Problem with `@reduce` of `FLoops`; data race?

I try to use multithreading in Julia and am aware of the data race issue. I then found that FLoops provides macros that seems to be able to guard against the problem. I nevertheless encountered a strange behavior with @reduce. Results from functions using @reduce are not consistent when the number of loops incresases.

The following is a MWE, which is designed to have 1.1 as the correct answer regardless of the number of loops (cc in the example). The problem begins to emerge when cc >= 8. If I switch off the line @reduce(aa += bb) and use aa += bb instead (that is, single thread), the function returns correct results.

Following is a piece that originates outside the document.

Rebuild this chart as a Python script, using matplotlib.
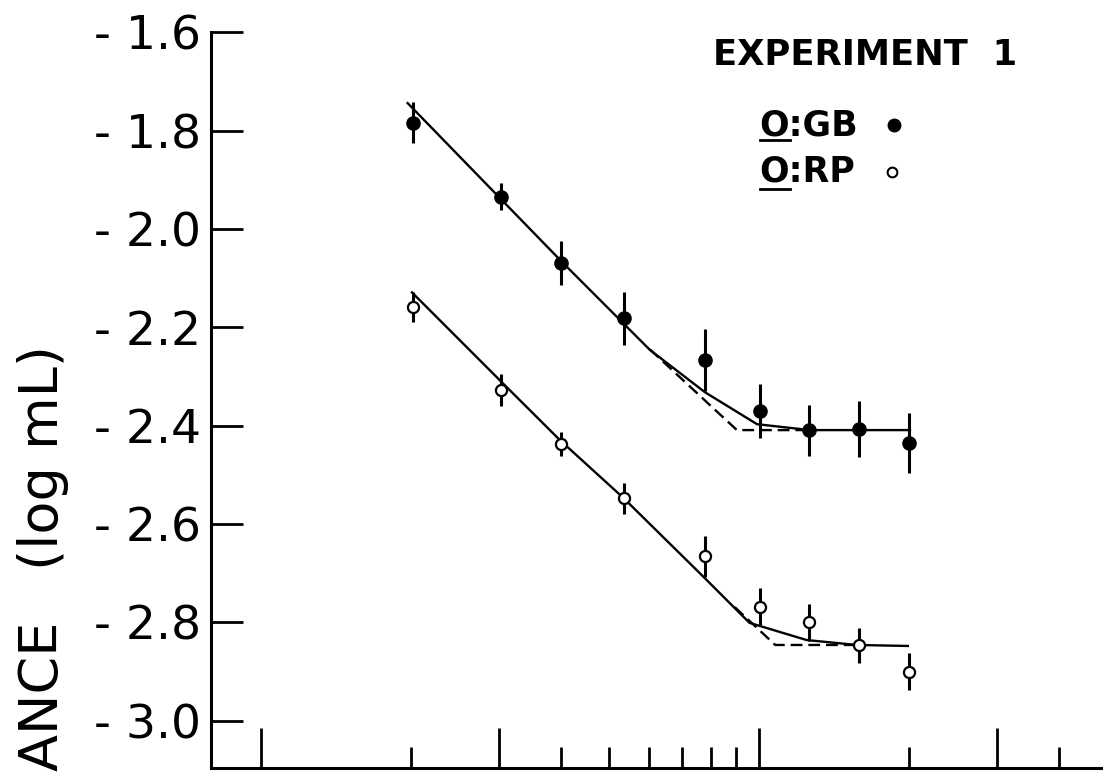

For my real work, I have to do some nonlinear transformation before adding up the elements and taking the average. The MWE is only to highlight the problem with @reduce.

using Statistics, FLoops

function demo1(cc)
    e = ones(10)*0.1
    M = ones(5, 10)
    vec1 = zeros(cc)

    @floop for i in 1:cc
            aa = 0.0
            bb = 0.0
            for j in 1:size(M,1)  
                bb = e[i] + M[j,i]
                @reduce(aa += bb) # multi-threading, wrong answer
                # aa += bb        # usual single thread, correct answer
            end
           vec1[i] = aa/size(M,1)
    end
   return mean(vec1)
end

Let’s iterate the function with different numbers of loops in the function.

julia> for k in 1:10
            display(demo1(k))
       end
1.1
1.1
1.1
1.1
1.1
1.0999999999999999
1.0999999999999999
1.6499999999999997
1.5888888888888886
1.5399999999999996

Any advice will be appreciated.

HJ

You’d need to use @floop ThreadedEx() for and then use aa += bb (no @reduce). For this code, you can also just use Threads.@threads for.

This is not the intended pattern for @reduce but it’d be nicer to give less cryptic results. I need to debug this.

FYI: @floop for without @reduce defaults to single-thread because of some historical API. I probably should stop doing this.